## Extracted records
####################

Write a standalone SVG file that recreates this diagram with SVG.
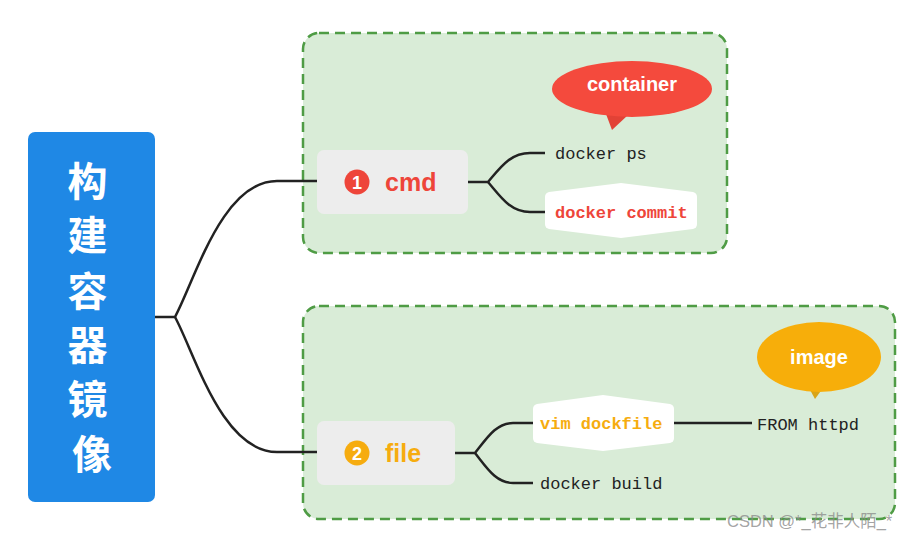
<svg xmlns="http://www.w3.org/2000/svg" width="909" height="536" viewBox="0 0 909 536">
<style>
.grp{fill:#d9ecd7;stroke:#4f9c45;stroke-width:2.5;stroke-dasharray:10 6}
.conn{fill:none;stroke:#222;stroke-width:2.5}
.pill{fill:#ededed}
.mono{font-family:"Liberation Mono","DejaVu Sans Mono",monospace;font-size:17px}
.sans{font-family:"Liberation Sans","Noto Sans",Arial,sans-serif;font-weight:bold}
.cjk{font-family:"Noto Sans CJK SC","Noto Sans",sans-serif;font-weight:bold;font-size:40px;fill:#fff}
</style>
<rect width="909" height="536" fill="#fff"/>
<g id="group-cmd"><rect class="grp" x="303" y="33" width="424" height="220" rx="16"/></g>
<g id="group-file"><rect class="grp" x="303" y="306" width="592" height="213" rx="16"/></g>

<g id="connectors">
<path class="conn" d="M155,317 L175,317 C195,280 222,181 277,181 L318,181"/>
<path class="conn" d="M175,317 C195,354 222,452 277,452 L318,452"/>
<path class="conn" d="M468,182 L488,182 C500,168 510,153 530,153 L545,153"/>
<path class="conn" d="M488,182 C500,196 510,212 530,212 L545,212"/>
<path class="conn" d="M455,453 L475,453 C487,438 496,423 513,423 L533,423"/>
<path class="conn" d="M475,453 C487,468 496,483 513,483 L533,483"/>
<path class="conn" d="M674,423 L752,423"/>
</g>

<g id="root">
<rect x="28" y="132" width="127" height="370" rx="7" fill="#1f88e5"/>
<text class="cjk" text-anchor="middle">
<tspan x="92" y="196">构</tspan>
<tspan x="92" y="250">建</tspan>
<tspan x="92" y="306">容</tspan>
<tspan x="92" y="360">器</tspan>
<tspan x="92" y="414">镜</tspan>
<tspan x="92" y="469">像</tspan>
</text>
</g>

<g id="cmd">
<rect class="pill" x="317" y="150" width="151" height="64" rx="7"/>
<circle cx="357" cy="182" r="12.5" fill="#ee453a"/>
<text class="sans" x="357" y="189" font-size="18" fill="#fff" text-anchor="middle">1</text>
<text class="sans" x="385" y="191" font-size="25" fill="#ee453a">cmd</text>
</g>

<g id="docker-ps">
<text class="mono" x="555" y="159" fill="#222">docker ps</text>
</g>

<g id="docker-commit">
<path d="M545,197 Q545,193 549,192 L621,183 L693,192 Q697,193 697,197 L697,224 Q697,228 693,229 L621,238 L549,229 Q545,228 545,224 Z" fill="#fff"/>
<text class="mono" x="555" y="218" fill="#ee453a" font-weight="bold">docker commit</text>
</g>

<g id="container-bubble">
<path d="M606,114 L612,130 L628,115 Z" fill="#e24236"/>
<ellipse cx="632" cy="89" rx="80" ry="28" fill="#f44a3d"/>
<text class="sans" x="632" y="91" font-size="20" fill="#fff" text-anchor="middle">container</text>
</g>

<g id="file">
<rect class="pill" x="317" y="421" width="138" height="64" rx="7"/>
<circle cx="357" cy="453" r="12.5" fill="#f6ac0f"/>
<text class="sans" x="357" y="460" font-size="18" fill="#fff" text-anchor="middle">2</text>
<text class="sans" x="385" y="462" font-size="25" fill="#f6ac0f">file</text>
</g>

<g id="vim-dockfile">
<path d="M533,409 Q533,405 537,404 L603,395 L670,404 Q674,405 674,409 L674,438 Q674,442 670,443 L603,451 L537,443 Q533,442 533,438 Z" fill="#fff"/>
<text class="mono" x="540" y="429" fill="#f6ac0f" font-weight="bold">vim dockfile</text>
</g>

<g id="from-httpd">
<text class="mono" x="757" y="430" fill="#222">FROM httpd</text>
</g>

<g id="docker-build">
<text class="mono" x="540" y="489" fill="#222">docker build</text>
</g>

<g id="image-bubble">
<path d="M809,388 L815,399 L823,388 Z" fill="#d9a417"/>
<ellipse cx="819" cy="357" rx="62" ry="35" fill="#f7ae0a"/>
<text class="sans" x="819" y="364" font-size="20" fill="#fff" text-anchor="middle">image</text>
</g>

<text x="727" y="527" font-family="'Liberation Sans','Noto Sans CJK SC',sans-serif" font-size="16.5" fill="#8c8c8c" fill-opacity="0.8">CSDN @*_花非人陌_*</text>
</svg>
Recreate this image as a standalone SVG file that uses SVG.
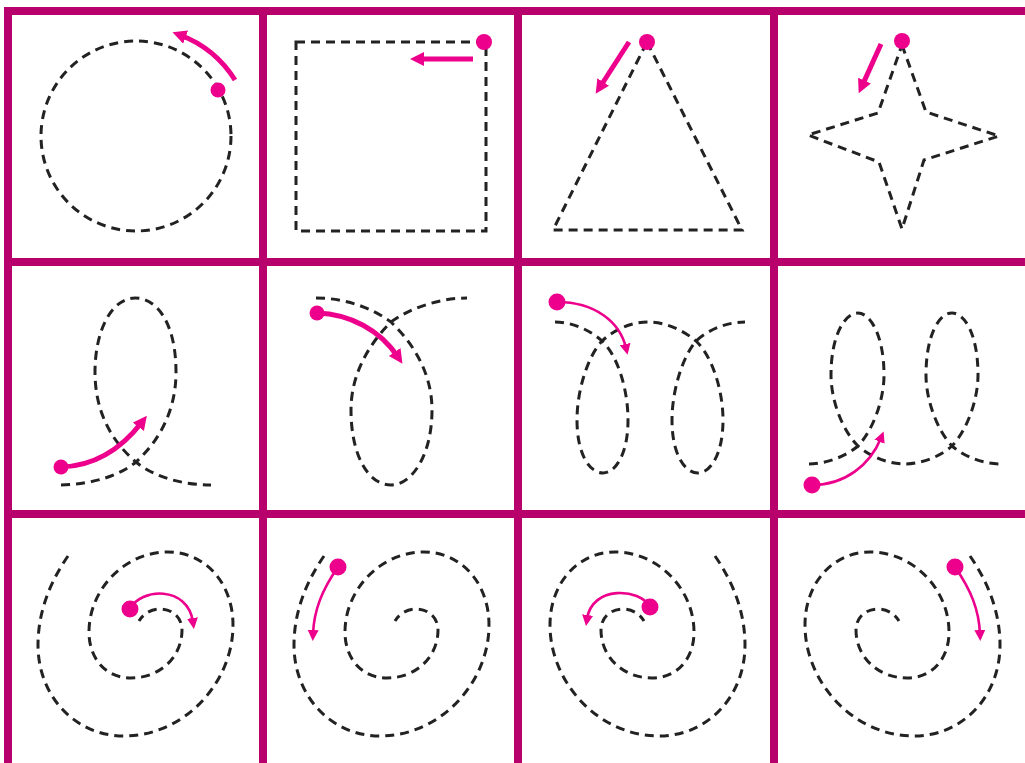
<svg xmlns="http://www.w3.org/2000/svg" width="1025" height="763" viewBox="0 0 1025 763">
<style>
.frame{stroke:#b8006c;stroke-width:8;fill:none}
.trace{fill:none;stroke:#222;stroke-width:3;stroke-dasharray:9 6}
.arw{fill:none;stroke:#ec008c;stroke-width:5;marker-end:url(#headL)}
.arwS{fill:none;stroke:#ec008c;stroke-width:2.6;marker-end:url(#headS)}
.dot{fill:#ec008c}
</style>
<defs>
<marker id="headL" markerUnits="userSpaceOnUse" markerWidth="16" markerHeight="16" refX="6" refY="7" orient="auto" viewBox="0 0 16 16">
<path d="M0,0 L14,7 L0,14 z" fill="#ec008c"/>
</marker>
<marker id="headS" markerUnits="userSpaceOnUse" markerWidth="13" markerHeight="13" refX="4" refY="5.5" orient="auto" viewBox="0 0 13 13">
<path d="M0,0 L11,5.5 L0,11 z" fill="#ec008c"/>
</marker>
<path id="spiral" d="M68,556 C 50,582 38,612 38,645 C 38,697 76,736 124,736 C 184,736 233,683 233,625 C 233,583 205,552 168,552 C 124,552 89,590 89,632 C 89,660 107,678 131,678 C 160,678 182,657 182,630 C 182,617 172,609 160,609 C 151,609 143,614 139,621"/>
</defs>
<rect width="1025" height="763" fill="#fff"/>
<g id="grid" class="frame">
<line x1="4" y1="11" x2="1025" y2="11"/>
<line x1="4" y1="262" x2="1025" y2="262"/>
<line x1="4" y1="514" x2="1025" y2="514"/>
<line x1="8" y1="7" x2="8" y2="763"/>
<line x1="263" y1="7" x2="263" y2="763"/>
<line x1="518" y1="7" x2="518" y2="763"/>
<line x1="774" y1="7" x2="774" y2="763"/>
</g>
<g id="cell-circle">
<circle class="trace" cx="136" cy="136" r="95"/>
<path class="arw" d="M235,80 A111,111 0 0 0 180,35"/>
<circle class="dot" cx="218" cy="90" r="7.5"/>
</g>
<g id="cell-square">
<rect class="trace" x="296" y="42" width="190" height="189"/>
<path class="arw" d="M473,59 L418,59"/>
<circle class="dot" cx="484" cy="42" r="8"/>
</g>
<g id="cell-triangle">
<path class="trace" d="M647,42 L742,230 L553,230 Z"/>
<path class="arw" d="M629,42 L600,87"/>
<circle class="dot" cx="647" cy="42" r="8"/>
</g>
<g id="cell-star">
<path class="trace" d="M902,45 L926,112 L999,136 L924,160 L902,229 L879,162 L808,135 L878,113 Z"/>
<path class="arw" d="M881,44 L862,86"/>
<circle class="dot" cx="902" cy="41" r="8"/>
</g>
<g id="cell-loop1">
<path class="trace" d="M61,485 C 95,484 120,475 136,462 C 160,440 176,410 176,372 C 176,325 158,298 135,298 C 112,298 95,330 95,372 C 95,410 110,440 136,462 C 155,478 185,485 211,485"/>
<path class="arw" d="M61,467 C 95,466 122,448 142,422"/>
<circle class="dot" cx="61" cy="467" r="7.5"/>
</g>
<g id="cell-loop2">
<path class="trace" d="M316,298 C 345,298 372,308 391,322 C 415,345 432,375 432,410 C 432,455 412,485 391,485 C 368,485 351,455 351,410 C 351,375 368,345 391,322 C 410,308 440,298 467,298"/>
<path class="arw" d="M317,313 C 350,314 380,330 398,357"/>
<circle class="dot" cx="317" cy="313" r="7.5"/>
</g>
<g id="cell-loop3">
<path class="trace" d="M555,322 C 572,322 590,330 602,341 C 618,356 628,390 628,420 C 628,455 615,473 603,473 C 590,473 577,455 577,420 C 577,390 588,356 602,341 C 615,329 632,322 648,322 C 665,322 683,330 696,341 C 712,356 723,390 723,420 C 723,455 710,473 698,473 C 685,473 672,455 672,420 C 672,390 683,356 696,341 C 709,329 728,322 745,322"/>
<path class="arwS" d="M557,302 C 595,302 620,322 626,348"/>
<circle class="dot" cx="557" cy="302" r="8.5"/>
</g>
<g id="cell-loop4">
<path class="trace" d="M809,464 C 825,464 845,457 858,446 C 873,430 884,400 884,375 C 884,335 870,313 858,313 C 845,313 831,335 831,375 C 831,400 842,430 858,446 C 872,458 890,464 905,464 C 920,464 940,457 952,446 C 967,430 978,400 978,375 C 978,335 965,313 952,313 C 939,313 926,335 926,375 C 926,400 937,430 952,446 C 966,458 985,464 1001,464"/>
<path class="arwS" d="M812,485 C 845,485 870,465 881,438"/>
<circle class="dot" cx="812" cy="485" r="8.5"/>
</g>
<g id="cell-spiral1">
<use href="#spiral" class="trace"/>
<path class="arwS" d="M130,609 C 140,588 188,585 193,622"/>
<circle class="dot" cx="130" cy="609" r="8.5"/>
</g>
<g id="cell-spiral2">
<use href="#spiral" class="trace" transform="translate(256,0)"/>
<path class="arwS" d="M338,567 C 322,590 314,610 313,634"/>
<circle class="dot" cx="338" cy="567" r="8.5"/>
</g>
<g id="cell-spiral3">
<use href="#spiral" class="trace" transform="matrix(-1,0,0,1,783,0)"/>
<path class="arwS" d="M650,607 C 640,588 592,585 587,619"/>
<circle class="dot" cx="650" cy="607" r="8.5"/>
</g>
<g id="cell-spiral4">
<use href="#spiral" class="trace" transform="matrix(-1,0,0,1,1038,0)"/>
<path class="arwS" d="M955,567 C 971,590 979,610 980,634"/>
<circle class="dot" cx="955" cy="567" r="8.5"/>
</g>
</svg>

####################

Gather up the lines that contain the word "this".

Write a standalone SVG file that recreates this diagram with SVG.
Recreate this image as a standalone SVG file that uses SVG.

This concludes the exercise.